* **WORK TO DO**:
All of the data should be repeated exactly; pictures are not part of the copy.

* **DATASET EXCERPT**:
══════════

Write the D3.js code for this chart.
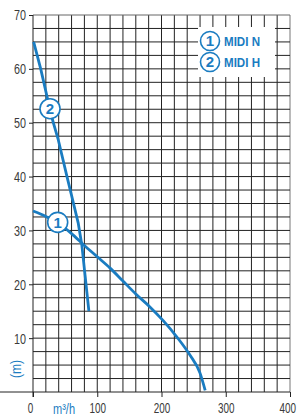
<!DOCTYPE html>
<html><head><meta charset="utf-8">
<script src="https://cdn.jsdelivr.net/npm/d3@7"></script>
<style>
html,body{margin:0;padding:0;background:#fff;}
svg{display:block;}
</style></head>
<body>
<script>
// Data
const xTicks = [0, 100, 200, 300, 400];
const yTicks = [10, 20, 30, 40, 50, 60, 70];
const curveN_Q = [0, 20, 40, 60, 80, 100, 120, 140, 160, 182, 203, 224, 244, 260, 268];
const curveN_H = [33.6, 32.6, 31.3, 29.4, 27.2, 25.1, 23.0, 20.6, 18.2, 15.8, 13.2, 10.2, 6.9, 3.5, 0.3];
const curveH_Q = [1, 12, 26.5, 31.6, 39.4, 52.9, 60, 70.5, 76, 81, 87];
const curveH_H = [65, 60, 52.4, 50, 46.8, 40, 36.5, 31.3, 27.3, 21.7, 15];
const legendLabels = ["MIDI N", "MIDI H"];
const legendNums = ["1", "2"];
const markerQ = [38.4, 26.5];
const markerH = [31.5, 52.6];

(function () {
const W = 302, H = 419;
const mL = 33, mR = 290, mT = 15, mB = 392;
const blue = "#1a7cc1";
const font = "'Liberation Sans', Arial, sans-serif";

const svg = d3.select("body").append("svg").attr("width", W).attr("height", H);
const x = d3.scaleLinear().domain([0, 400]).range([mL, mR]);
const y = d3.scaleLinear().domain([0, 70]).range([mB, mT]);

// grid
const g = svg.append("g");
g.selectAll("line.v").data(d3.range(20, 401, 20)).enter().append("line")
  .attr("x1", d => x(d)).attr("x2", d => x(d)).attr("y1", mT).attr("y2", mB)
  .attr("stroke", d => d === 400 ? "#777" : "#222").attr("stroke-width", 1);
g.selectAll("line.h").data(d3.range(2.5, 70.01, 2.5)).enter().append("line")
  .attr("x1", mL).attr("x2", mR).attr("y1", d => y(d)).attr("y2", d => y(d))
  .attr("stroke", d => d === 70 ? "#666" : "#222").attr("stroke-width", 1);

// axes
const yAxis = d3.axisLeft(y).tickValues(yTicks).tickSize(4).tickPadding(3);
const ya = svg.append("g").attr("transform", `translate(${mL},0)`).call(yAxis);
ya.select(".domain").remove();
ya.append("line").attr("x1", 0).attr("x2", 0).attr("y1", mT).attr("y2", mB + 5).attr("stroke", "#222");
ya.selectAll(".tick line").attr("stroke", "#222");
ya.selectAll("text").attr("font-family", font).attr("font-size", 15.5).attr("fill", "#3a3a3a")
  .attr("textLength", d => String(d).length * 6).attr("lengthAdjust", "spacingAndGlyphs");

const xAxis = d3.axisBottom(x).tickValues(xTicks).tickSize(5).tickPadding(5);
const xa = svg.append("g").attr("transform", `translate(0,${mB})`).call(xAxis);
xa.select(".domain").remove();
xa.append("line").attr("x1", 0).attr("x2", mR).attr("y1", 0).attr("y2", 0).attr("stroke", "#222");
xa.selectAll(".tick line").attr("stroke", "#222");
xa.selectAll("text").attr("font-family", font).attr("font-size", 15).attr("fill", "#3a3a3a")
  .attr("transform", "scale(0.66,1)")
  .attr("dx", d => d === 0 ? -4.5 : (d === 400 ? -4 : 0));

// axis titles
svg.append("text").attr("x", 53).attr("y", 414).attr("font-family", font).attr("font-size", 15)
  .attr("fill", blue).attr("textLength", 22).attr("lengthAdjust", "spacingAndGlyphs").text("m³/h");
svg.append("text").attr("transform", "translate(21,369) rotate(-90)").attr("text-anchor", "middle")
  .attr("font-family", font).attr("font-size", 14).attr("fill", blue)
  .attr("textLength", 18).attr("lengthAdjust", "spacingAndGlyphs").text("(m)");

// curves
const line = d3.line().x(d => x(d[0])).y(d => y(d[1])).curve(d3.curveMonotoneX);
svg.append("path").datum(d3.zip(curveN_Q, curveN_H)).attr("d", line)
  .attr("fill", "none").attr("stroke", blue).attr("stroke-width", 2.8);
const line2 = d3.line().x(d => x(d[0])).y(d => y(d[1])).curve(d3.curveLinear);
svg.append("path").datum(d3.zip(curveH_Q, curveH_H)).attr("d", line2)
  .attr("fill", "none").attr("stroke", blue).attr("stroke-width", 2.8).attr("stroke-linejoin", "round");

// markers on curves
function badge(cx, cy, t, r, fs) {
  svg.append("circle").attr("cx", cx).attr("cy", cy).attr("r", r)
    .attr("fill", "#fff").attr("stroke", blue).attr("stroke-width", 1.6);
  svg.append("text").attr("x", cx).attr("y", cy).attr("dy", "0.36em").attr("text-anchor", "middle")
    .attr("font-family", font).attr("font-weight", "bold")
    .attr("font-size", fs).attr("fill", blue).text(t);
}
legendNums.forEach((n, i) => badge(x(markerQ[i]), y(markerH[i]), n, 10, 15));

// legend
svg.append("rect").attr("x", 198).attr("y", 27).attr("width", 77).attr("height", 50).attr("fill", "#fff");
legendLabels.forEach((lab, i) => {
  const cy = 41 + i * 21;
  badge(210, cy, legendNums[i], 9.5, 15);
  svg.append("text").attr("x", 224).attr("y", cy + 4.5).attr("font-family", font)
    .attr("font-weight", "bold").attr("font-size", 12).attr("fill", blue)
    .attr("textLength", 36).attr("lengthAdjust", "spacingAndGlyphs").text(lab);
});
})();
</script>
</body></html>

══════════

* **FINAL RESULT**:
Write the D3.js code for this chart.
<!DOCTYPE html>
<html><head><meta charset="utf-8">
<script src="https://cdn.jsdelivr.net/npm/d3@7"></script>
<style>
html,body{margin:0;padding:0;background:#fff;}
svg{display:block;}
</style></head>
<body>
<script>
// Data
const xTicks = [0, 100, 200, 300, 400];
const yTicks = [10, 20, 30, 40, 50, 60, 70];
const curveN_Q = [0, 20, 40, 60, 80, 100, 120, 140, 160, 182, 203, 224, 244, 260, 268];
const curveN_H = [33.6, 32.6, 31.3, 29.4, 27.2, 25.1, 23.0, 20.6, 18.2, 15.8, 13.2, 10.2, 6.9, 3.5, 0.3];
const curveH_Q = [1, 12, 26.5, 31.6, 39.4, 52.9, 60, 70.5, 76, 81, 87];
const curveH_H = [65, 60, 52.4, 50, 46.8, 40, 36.5, 31.3, 27.3, 21.7, 15];
const legendLabels = ["MIDI N", "MIDI H"];
const legendNums = ["1", "2"];
const markerQ = [38.4, 26.5];
const markerH = [31.5, 52.6];

(function () {
const W = 302, H = 419;
const mL = 33, mR = 290, mT = 15, mB = 392;
const blue = "#1a7cc1";
const font = "'Liberation Sans', Arial, sans-serif";

const svg = d3.select("body").append("svg").attr("width", W).attr("height", H);
const x = d3.scaleLinear().domain([0, 400]).range([mL, mR]);
const y = d3.scaleLinear().domain([0, 70]).range([mB, mT]);

// grid
const g = svg.append("g");
g.selectAll("line.v").data(d3.range(20, 401, 20)).enter().append("line")
  .attr("x1", d => x(d)).attr("x2", d => x(d)).attr("y1", mT).attr("y2", mB)
  .attr("stroke", d => d === 400 ? "#777" : "#222").attr("stroke-width", 1);
g.selectAll("line.h").data(d3.range(2.5, 70.01, 2.5)).enter().append("line")
  .attr("x1", mL).attr("x2", mR).attr("y1", d => y(d)).attr("y2", d => y(d))
  .attr("stroke", d => d === 70 ? "#666" : "#222").attr("stroke-width", 1);

// axes
const yAxis = d3.axisLeft(y).tickValues(yTicks).tickSize(4).tickPadding(3);
const ya = svg.append("g").attr("transform", `translate(${mL},0)`).call(yAxis);
ya.select(".domain").remove();
ya.append("line").attr("x1", 0).attr("x2", 0).attr("y1", mT).attr("y2", mB + 5).attr("stroke", "#222");
ya.selectAll(".tick line").attr("stroke", "#222");
ya.selectAll("text").attr("font-family", font).attr("font-size", 15.5).attr("fill", "#3a3a3a")
  .attr("textLength", d => String(d).length * 6).attr("lengthAdjust", "spacingAndGlyphs");

const xAxis = d3.axisBottom(x).tickValues(xTicks).tickSize(5).tickPadding(5);
const xa = svg.append("g").attr("transform", `translate(0,${mB})`).call(xAxis);
xa.select(".domain").remove();
xa.append("line").attr("x1", 0).attr("x2", mR).attr("y1", 0).attr("y2", 0).attr("stroke", "#222");
xa.selectAll(".tick line").attr("stroke", "#222");
xa.selectAll("text").attr("font-family", font).attr("font-size", 15).attr("fill", "#3a3a3a")
  .attr("transform", "scale(0.66,1)")
  .attr("dx", d => d === 0 ? -4.5 : (d === 400 ? -4 : 0));

// axis titles
svg.append("text").attr("x", 53).attr("y", 414).attr("font-family", font).attr("font-size", 15)
  .attr("fill", blue).attr("textLength", 22).attr("lengthAdjust", "spacingAndGlyphs").text("m³/h");
svg.append("text").attr("transform", "translate(21,369) rotate(-90)").attr("text-anchor", "middle")
  .attr("font-family", font).attr("font-size", 14).attr("fill", blue)
  .attr("textLength", 18).attr("lengthAdjust", "spacingAndGlyphs").text("(m)");

// curves
const line = d3.line().x(d => x(d[0])).y(d => y(d[1])).curve(d3.curveMonotoneX);
svg.append("path").datum(d3.zip(curveN_Q, curveN_H)).attr("d", line)
  .attr("fill", "none").attr("stroke", blue).attr("stroke-width", 2.8);
const line2 = d3.line().x(d => x(d[0])).y(d => y(d[1])).curve(d3.curveLinear);
svg.append("path").datum(d3.zip(curveH_Q, curveH_H)).attr("d", line2)
  .attr("fill", "none").attr("stroke", blue).attr("stroke-width", 2.8).attr("stroke-linejoin", "round");

// markers on curves
function badge(cx, cy, t, r, fs) {
  svg.append("circle").attr("cx", cx).attr("cy", cy).attr("r", r)
    .attr("fill", "#fff").attr("stroke", blue).attr("stroke-width", 1.6);
  svg.append("text").attr("x", cx).attr("y", cy).attr("dy", "0.36em").attr("text-anchor", "middle")
    .attr("font-family", font).attr("font-weight", "bold")
    .attr("font-size", fs).attr("fill", blue).text(t);
}
legendNums.forEach((n, i) => badge(x(markerQ[i]), y(markerH[i]), n, 10, 15));

// legend
svg.append("rect").attr("x", 198).attr("y", 27).attr("width", 77).attr("height", 50).attr("fill", "#fff");
legendLabels.forEach((lab, i) => {
  const cy = 41 + i * 21;
  badge(210, cy, legendNums[i], 9.5, 15);
  svg.append("text").attr("x", 224).attr("y", cy + 4.5).attr("font-family", font)
    .attr("font-weight", "bold").attr("font-size", 12).attr("fill", blue)
    .attr("textLength", 36).attr("lengthAdjust", "spacingAndGlyphs").text(lab);
});
})();
</script>
</body></html>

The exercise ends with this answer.